AI Technology

New LaTeX.CSS Library Enables Websites to Look Like LaTeX Docs

Zurich-based student and aspiring full-stack software engineer Vincent Dörig has taken LaTeX to the website level with his GitHub project LaTeX.css.

When mathematicians and scientists start writing something it’s very likely to go beyond words — with much of the key content presented in the form of symbols and equations. Pedestrian word processors are not properly equipped for this, but the LaTeX typesetting system is. Now, Zurich-based student and aspiring full-stack software engineer Vincent Dörig has taken LaTeX to the website level with his GitHub project LaTeX.css.

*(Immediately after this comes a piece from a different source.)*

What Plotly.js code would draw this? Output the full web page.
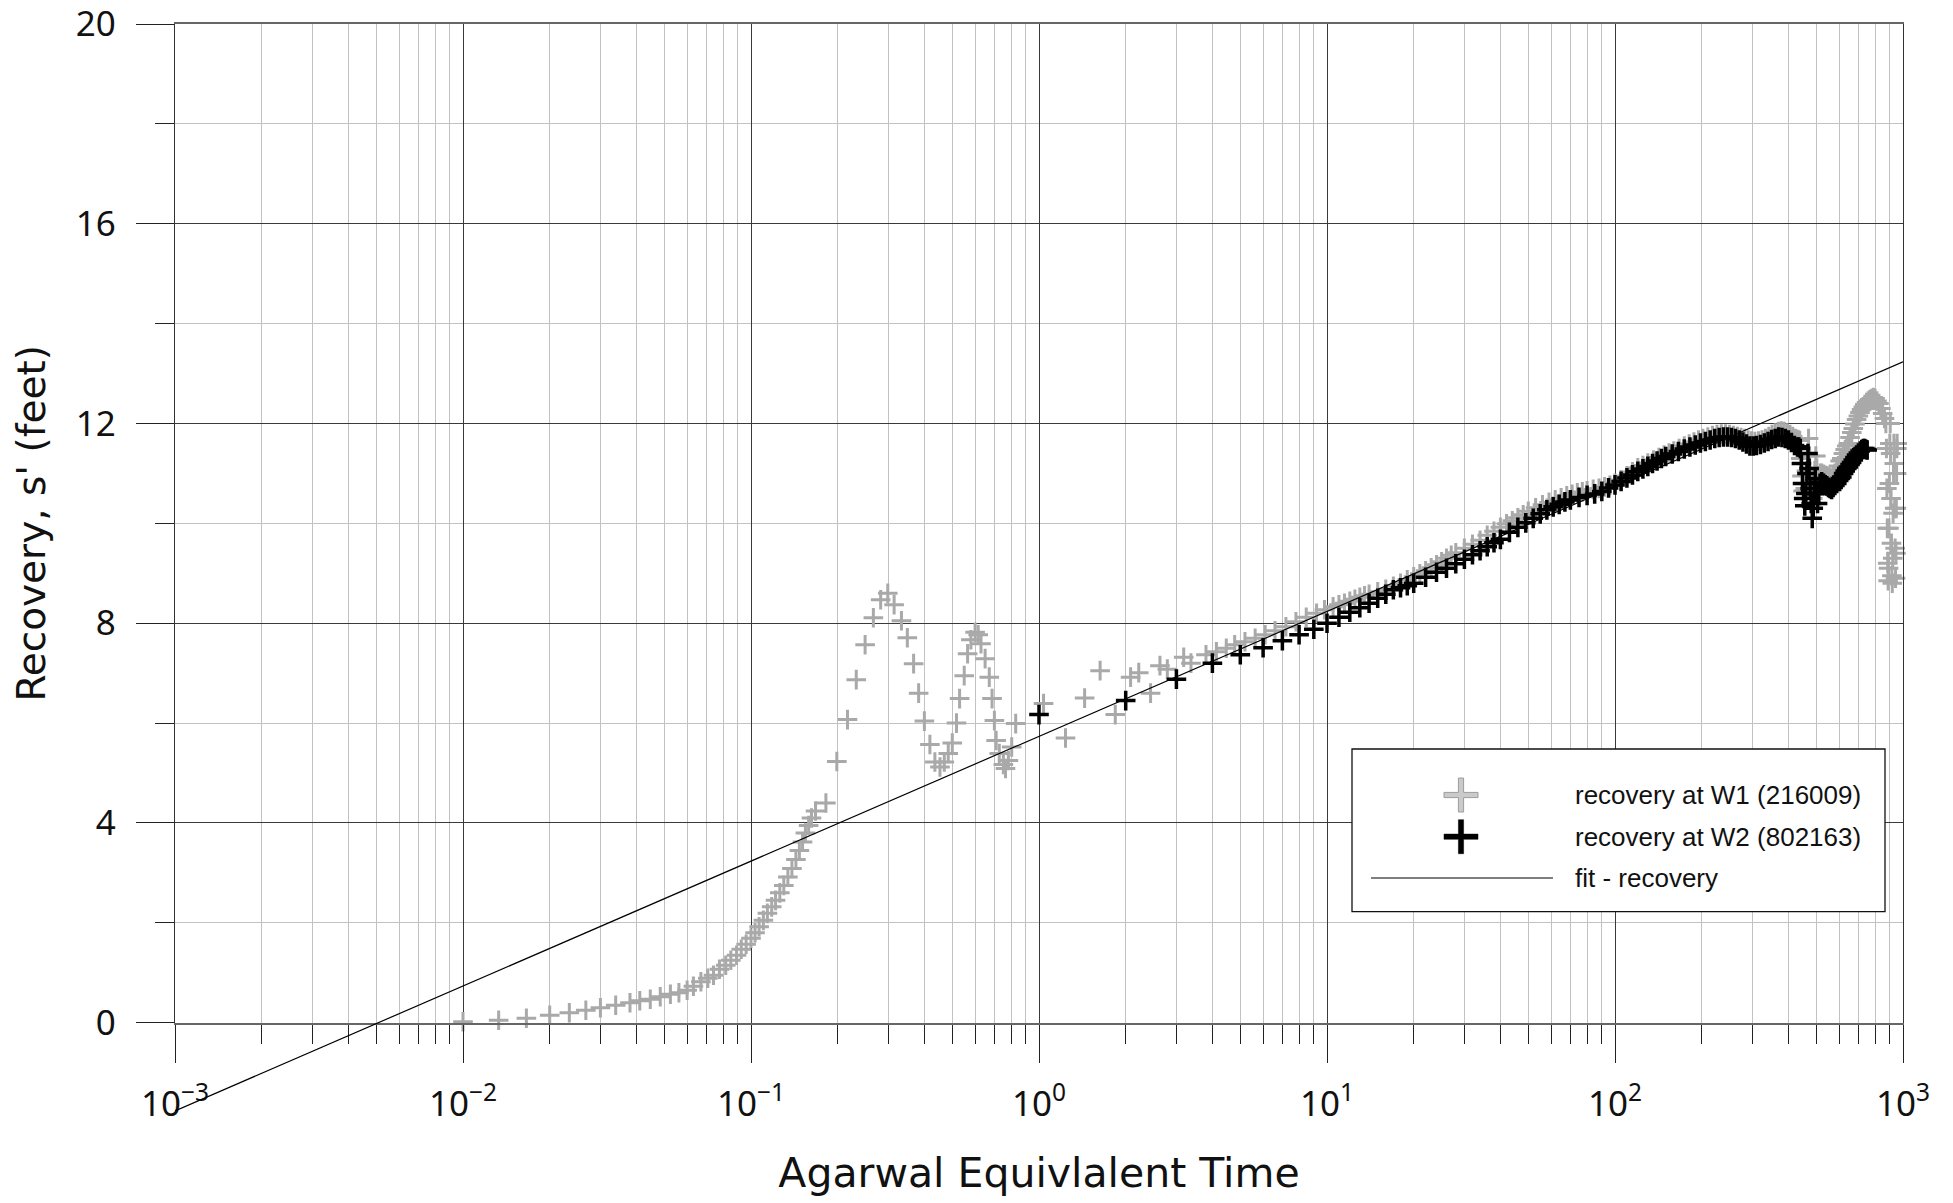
<!DOCTYPE html>
<html>
<head>
<meta charset="utf-8">
<script src="https://cdn.plot.ly/plotly-3.0.1.min.js"></script>
<style>
html,body{margin:0;padding:0;background:#ffffff;}
#chart{width:1953px;height:1203px;}
</style>
</head>
<body>
<div id="chart"></div>
<script>
// ---------------- data ----------------
const seriesNames = ['recovery at W1 (216009)', 'recovery at W2 (802163)', 'fit - recovery'];
const xTitle = 'Agarwal Equivlalent Time';
const yTitle = "Recovery, s' (feet)";

const xTickVals = [0.001, 0.01, 0.1, 1, 10, 100, 1000];
const xTickText = ['10<sup>\u22123</sup>', '10<sup>\u22122</sup>', '10<sup>\u22121</sup>', '10<sup>0</sup>', '10<sup>1</sup>', '10<sup>2</sup>', '10<sup>3</sup>'];
const yTickVals = [0, 4, 8, 12, 16, 20];
const yTickText = ['0', '4', '8', '12', '16', '20'];
const yMinorVals = [2, 6, 10, 14, 18];

// recovery at W1 (216009)
const w1Time = [
  0.0100,0.0133,0.0166,0.0200,0.0234,0.0267,0.0300,0.0339,0.0380,0.0411,
  0.0447,0.0484,0.0525,0.0562,0.0600,0.0631,0.0670,0.0708,0.0741,0.0777,
  0.0817,0.0851,0.0891,0.0925,0.0962,0.1000,0.1033,0.1067,0.1104,0.1140,
  0.1180,0.1217,0.1259,0.1300,0.1343,0.1387,0.1432,0.1472,0.1510,0.1545,
  0.1585,0.1622,0.1675,0.1820,0.1986,0.2163,0.2320,0.2490,0.2660,0.2820,
  0.2985,0.3140,0.3330,0.3490,0.3670,0.3820,0.4000,0.4180,0.4350,0.4530,
  0.4690,0.4840,0.5000,0.5170,0.5300,0.5500,0.5650,0.5800,0.6000,0.6150,
  0.6290,0.6500,0.6720,0.6870,0.7000,0.7100,0.7280,0.7520,0.7650,0.7830,
  0.8040,0.8300,1.037,1.236,1.440,1.630,1.840,2.080,2.220,2.440,
  2.630,2.790,3.180,3.370,3.800,4.130,4.470,4.780,5.190,5.630,
  6.100,6.600,7.200,7.800,8.470,9.200,9.800,10.5,11,11.5,
  12,12.5,13,13.5,14,15,16,17,18,19,
  20,21,22,23,24,25,26,27,28,30,
  32,34,36,38,40,42,44,46,48,50,
  53,56,59,62,65,68,71,74,77,80,
  84,88,92,96,100,105,110,115,120,125,
  130,136,142,148,154,160,167,174,181,188,
  195,202,210,218,226,234,242,250,258,266,
  274,282,290,298,306,315,324,333,342,351,
  360,369,378,387,396,405,414,423,432,438,
  442,446,450,454,458,462,466,470,474,478,
  482,486,490,494,498,502,507,512,516,522,
  530,537,544,551,558,565,573,581,589,597,
  605,613,621,630,638,646,655,664,672,681,
  690,700,709,718,728,737,747,757,767,778,
  789,800,812,825,838,850,862,872,876,879,
  882,885,888,891,894,897,900,903,906,909,
  912,915,918,921,924,927,930,933,936,939,
  942,945,948,950,952,954
];
const w1Recovery = [
  0.02,0.05,0.09,0.15,0.20,0.25,0.30,0.35,0.40,0.44,
  0.47,0.52,0.57,0.60,0.65,0.73,0.82,0.89,0.95,1.07,
  1.15,1.25,1.35,1.47,1.57,1.69,1.80,1.92,2.05,2.19,
  2.32,2.45,2.60,2.75,2.92,3.09,3.27,3.45,3.62,3.80,
  3.95,4.10,4.24,4.40,5.23,6.07,6.87,7.57,8.11,8.47,
  8.60,8.37,8.05,7.71,7.19,6.60,6.04,5.57,5.22,5.12,
  5.22,5.39,5.60,6.00,6.49,6.95,7.39,7.67,7.82,7.77,
  7.59,7.29,6.92,6.49,6.05,5.65,5.39,5.17,5.09,5.25,
  5.52,5.99,6.39,5.70,6.50,7.05,6.17,6.92,7.01,6.60,
  7.15,7.08,7.32,7.20,7.37,7.43,7.50,7.57,7.63,7.70,
  7.77,7.85,7.93,8.03,8.12,8.20,8.27,8.33,8.37,8.40,
  8.44,8.48,8.52,8.55,8.58,8.63,8.68,8.74,8.80,8.87,
  8.93,8.99,9.05,9.11,9.17,9.23,9.30,9.36,9.41,9.50,
  9.58,9.66,9.76,9.84,9.92,9.99,10.05,10.11,10.17,10.24,
  10.31,10.37,10.42,10.47,10.51,10.55,10.58,10.61,10.63,10.65,
  10.68,10.70,10.73,10.76,10.80,10.87,10.95,11.03,11.11,11.16,
  11.21,11.27,11.32,11.37,11.41,11.45,11.50,11.55,11.59,11.63,
  11.67,11.70,11.73,11.76,11.78,11.79,11.79,11.78,11.76,11.74,
  11.72,11.70,11.67,11.65,11.64,11.65,11.67,11.70,11.74,11.78,
  11.81,11.84,11.85,11.84,11.81,11.78,11.74,11.70,11.68,11.66,
  11.30,10.95,10.65,10.50,10.70,11.05,11.40,11.70,11.35,10.95,
  10.60,10.50,10.75,11.05,11.35,11.10,10.90,10.95,11.00,11.00,
  10.98,10.96,10.95,10.93,10.92,10.90,10.94,11.00,11.05,11.15,
  11.25,11.30,11.40,11.48,11.55,11.60,11.72,11.82,11.90,11.99,
  12.08,12.15,12.22,12.28,12.33,12.38,12.42,12.45,12.48,12.50,
  12.52,12.50,12.45,12.40,12.30,12.20,12.10,12.00,11.50,10.70,
  9.90,9.20,8.85,9.10,9.90,10.80,11.60,12.00,11.40,10.50,
  9.60,8.95,8.80,9.30,10.20,11.00,11.60,11.20,10.30,9.50,
  8.90,9.40,10.30,11.00,11.50,11.60
];

// recovery at W2 (802163)
const w2Time = [
  1,2,3,4,5,6,7,8,9,10,
  11,12,13,14,15,16,17,18,19,20,
  22,24,26,28,30,32,34,36,38,40,
  43,46,49,52,55,58,61,64,67,70,
  75,80,85,90,95,100,105,110,115,120,
  125,130,135,140,145,150,158,166,174,182,
  190,198,206,214,222,230,238,246,254,262,
  270,278,286,294,302,310,320,330,340,350,
  360,370,380,390,400,410,420,430,435,440,
  444,448,452,456,460,464,468,472,476,480,
  484,488,492,496,500,505,510,515,522,530,
  537,544,551,558,565,572,580,589,598,606,
  613,622,630,638,646,655,663,672,681,690,
  700,710,719,728,737,745,751
];
const w2Recovery = [
  6.17,6.45,6.88,7.20,7.37,7.51,7.65,7.77,7.88,8.00,
  8.12,8.22,8.31,8.40,8.50,8.58,8.67,8.71,8.75,8.80,
  8.92,9.02,9.10,9.19,9.28,9.37,9.45,9.53,9.61,9.68,
  9.82,9.92,10.01,10.10,10.19,10.27,10.33,10.38,10.43,10.47,
  10.52,10.56,10.59,10.64,10.71,10.77,10.84,10.91,10.97,11.04,
  11.09,11.14,11.20,11.25,11.30,11.34,11.39,11.44,11.49,11.53,
  11.57,11.61,11.64,11.67,11.70,11.72,11.73,11.73,11.72,11.70,
  11.67,11.63,11.59,11.55,11.55,11.56,11.58,11.61,11.64,11.68,
  11.70,11.73,11.72,11.70,11.67,11.62,11.56,11.53,11.53,11.50,
  11.20,10.80,10.50,10.35,10.60,11.00,11.40,11.10,10.70,10.40,
  10.10,10.30,10.60,10.90,10.60,10.40,10.60,10.80,10.83,10.80,
  10.77,10.75,10.72,10.70,10.68,10.72,10.76,10.80,10.86,10.90,
  10.93,11.00,11.05,11.10,11.13,11.18,11.22,11.27,11.32,11.37,
  11.41,11.45,11.48,11.50,11.50,11.48,11.47
];

// fit - recovery (straight line on the semi-log plot, end points)
const fitTime = [0.001, 1000];
const fitRecovery = [-1.765, 13.235];

// ---------------- layout geometry ----------------
const W = 1953, H = 1203;
const mL = 175, mR = 50, mT = 24, mB = 80;
const plotW = W - mL - mR, plotH = H - mT - mB;
const yZeroPx = 1022.7;                       // pixel row of s' = 0
const yDomLow = (H - mB - yZeroPx) / plotH;   // main y axis domain bottom
const pxPerUnit = (yZeroPx - mT) / 20;
const y2Min = 20 - plotH / pxPerUnit;         // extended axis for the fit line

function px2paperX(px) { return (px - mL) / plotW; }
function px2paperY(py) { return (H - mB - py) / plotH; }

// minor tick positions on the log axis (2..9 in each decade)
const xMinorVals = [];
for (let e = -3; e < 3; e++) {
  for (let d = 2; d <= 9; d++) xMinorVals.push(d * Math.pow(10, e));
}

const darkGrid = '#3a3a3a';
const lightGrid = '#c2c2c2';
const tickFont = {family: 'Noto Sans, Liberation Sans, sans-serif', size: 35, color: '#111111'};
const titleFontFamily = 'DejaVu Sans, sans-serif';

const traces = [
  {
    x: w1Time, y: w1Recovery, name: seriesNames[0], type: 'scatter', mode: 'markers',
    xaxis: 'x', yaxis: 'y', cliponaxis: false, showlegend: false,
    marker: {symbol: 'cross-thin', size: 14, color: '#a9a9a9', line: {color: '#a9a9a9', width: 3}}
  },
  {
    x: w2Time, y: w2Recovery, name: seriesNames[1], type: 'scatter', mode: 'markers',
    xaxis: 'x', yaxis: 'y', cliponaxis: false, showlegend: false,
    marker: {symbol: 'cross-thin', size: 14, color: '#000000', line: {color: '#000000', width: 3.5}}
  },
  {
    x: fitTime, y: fitRecovery, name: seriesNames[2], type: 'scatter', mode: 'lines',
    xaxis: 'x2', yaxis: 'y2', showlegend: false,
    line: {color: '#000000', width: 1.2}
  }
];

// ---------------- custom legend (box, symbols, text) ----------------
const legendBox = {x0: 1352, x1: 1885, y0: 749, y1: 911.7};
const legendRowsPx = [795, 836.7, 878];
const legendSymbolX = 1461;
const legendTextX = 1573;

function crossPath(a, t) {
  return 'M' + (-a) + ',' + (-t) + ' H' + (-t) + ' V' + (-a) + ' H' + t + ' V' + (-t) +
         ' H' + a + ' V' + t + ' H' + t + ' V' + a + ' H' + (-t) + ' V' + t + ' H' + (-a) + ' Z';
}

const shapes = [
  {type: 'rect', xref: 'paper', yref: 'paper', layer: 'above',
   x0: px2paperX(legendBox.x0), x1: px2paperX(legendBox.x1),
   y0: px2paperY(legendBox.y1), y1: px2paperY(legendBox.y0),
   fillcolor: '#ffffff', line: {color: '#111111', width: 1.3}},
  {type: 'path', xref: 'paper', yref: 'paper', layer: 'above',
   xsizemode: 'pixel', ysizemode: 'pixel',
   xanchor: px2paperX(legendSymbolX), yanchor: px2paperY(legendRowsPx[0]),
   path: crossPath(17, 2.6), fillcolor: '#cacaca', line: {color: '#9c9c9c', width: 1}},
  {type: 'path', xref: 'paper', yref: 'paper', layer: 'above',
   xsizemode: 'pixel', ysizemode: 'pixel',
   xanchor: px2paperX(legendSymbolX), yanchor: px2paperY(legendRowsPx[1]),
   path: crossPath(17, 2.6), fillcolor: '#000000', line: {color: '#000000', width: 0.5}},
  {type: 'line', xref: 'paper', yref: 'paper', layer: 'above',
   x0: px2paperX(1371), x1: px2paperX(1553),
   y0: px2paperY(legendRowsPx[2]), y1: px2paperY(legendRowsPx[2]),
   line: {color: '#000000', width: 1.2}}
];

const annotations = seriesNames.map((name, i) => ({
  text: name, xref: 'paper', yref: 'paper',
  x: px2paperX(legendTextX), y: px2paperY(legendRowsPx[i]),
  xanchor: 'left', yanchor: 'middle', showarrow: false,
  font: {family: 'Liberation Sans, Arial, sans-serif', size: 26, color: '#111111'}
}));

const layout = {
  width: W, height: H,
  margin: {l: mL, r: mR, t: mT, b: mB, pad: 0},
  paper_bgcolor: '#ffffff',
  plot_bgcolor: 'rgba(0,0,0,0)',
  showlegend: false,
  xaxis: {
    type: 'log', range: [-3, 3], domain: [0, 1], anchor: 'y',
    tickmode: 'array', tickvals: xTickVals, ticktext: xTickText,
    ticks: 'outside', ticklen: 38, tickwidth: 1, tickcolor: '#222222',
    ticklabelstandoff: 11, ticklabeloverflow: 'allow',
    tickfont: tickFont,
    showgrid: true, gridcolor: darkGrid, gridwidth: 1,
    showline: true, linecolor: '#666666', linewidth: 2, mirror: true,
    zeroline: false, automargin: false,
    minor: {tickmode: 'array', tickvals: xMinorVals, ticks: 'outside', ticklen: 19,
            tickwidth: 1, tickcolor: '#222222', showgrid: true, gridcolor: lightGrid, gridwidth: 1},
    title: {text: xTitle, font: {family: titleFontFamily, size: 41, color: '#111111'}, standoff: 34}
  },
  yaxis: {
    range: [0, 20], domain: [yDomLow, 1], anchor: 'x',
    tickmode: 'array', tickvals: yTickVals, ticktext: yTickText,
    ticks: 'outside', ticklen: 38, tickwidth: 1, tickcolor: '#222222',
    ticklabelstandoff: 13, ticklabeloverflow: 'allow',
    tickfont: tickFont,
    showgrid: true, gridcolor: darkGrid, gridwidth: 1,
    showline: true, linecolor: '#333333', linewidth: 1.2, mirror: true,
    zeroline: false, automargin: false,
    minor: {tickmode: 'array', tickvals: yMinorVals, ticks: 'outside', ticklen: 19,
            tickwidth: 1, tickcolor: '#222222', showgrid: true, gridcolor: lightGrid, gridwidth: 1},
    title: {text: yTitle, font: {family: titleFontFamily, size: 39, color: '#111111'}, standoff: 18}
  },
  xaxis2: {type: 'log', range: [-3, 3], domain: [0, 1], anchor: 'y2', visible: false, showgrid: false, zeroline: false},
  yaxis2: {range: [y2Min, 20], domain: [0, 1], anchor: 'x2', visible: false, showgrid: false, zeroline: false},
  shapes: shapes,
  annotations: annotations
};

Plotly.newPlot('chart', traces, layout, {displayModeBar: false, staticPlot: true});
</script>
</body>
</html>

Created in the early 1980s by American computer scientist Leslie Lamport as an addition to the TeX typesetting system, LaTeX is a proven and popular computer programming language designed for high-quality typesetting of equations, mathematical symbols and other elements of technical documents. The free software package is most often used for medium-to-large technical or scientific documents, but can also be applied to almost any other publishing format.

Dörig’s LaTeX.css is a minimal, almost class-less CSS library that renders any website HTML document into a LaTeX document. Since its release last week the project has garnered over 1,500 stars on GitHub. Guillermo Rauch, co-founder and CEO of Vercel (formerly ZEIT), a cloud platform for websites and serverless APIs, endorsed LaTeX.css on Twitter.

Researchers may choose LaTeX over other scientific document preparation systems for a number of reasons. Mark Tomforde, a math professor at the University of Houston, explains that LaTeX not only handles numbering and internal referencing within a document but also has a coherent package system that makes it relatively easy for users to write extension packages in order to provide additional features. LaTeX also provides various author-specified elements and can be readily converted to other outputs such as PDF and HTML.

Anyone interested in trying out LaTeX.css can start by writing semantic HTML and then adding <link rel="stylesheet" href="https://latex.now.sh/style.css"> to the <head> of the project, according to a detailed handbook style instructions Dörig has provided.

The LaTeX.css project enables adding optional classnames for elements with special styles (author subtitle, abstract, lemmas, theorems, etc.) along the way, while the labels for theorems, definitions, lemmas, and proofs can be changed to other supported languages including German, French, and Italian.

The source code is on the project GitHub.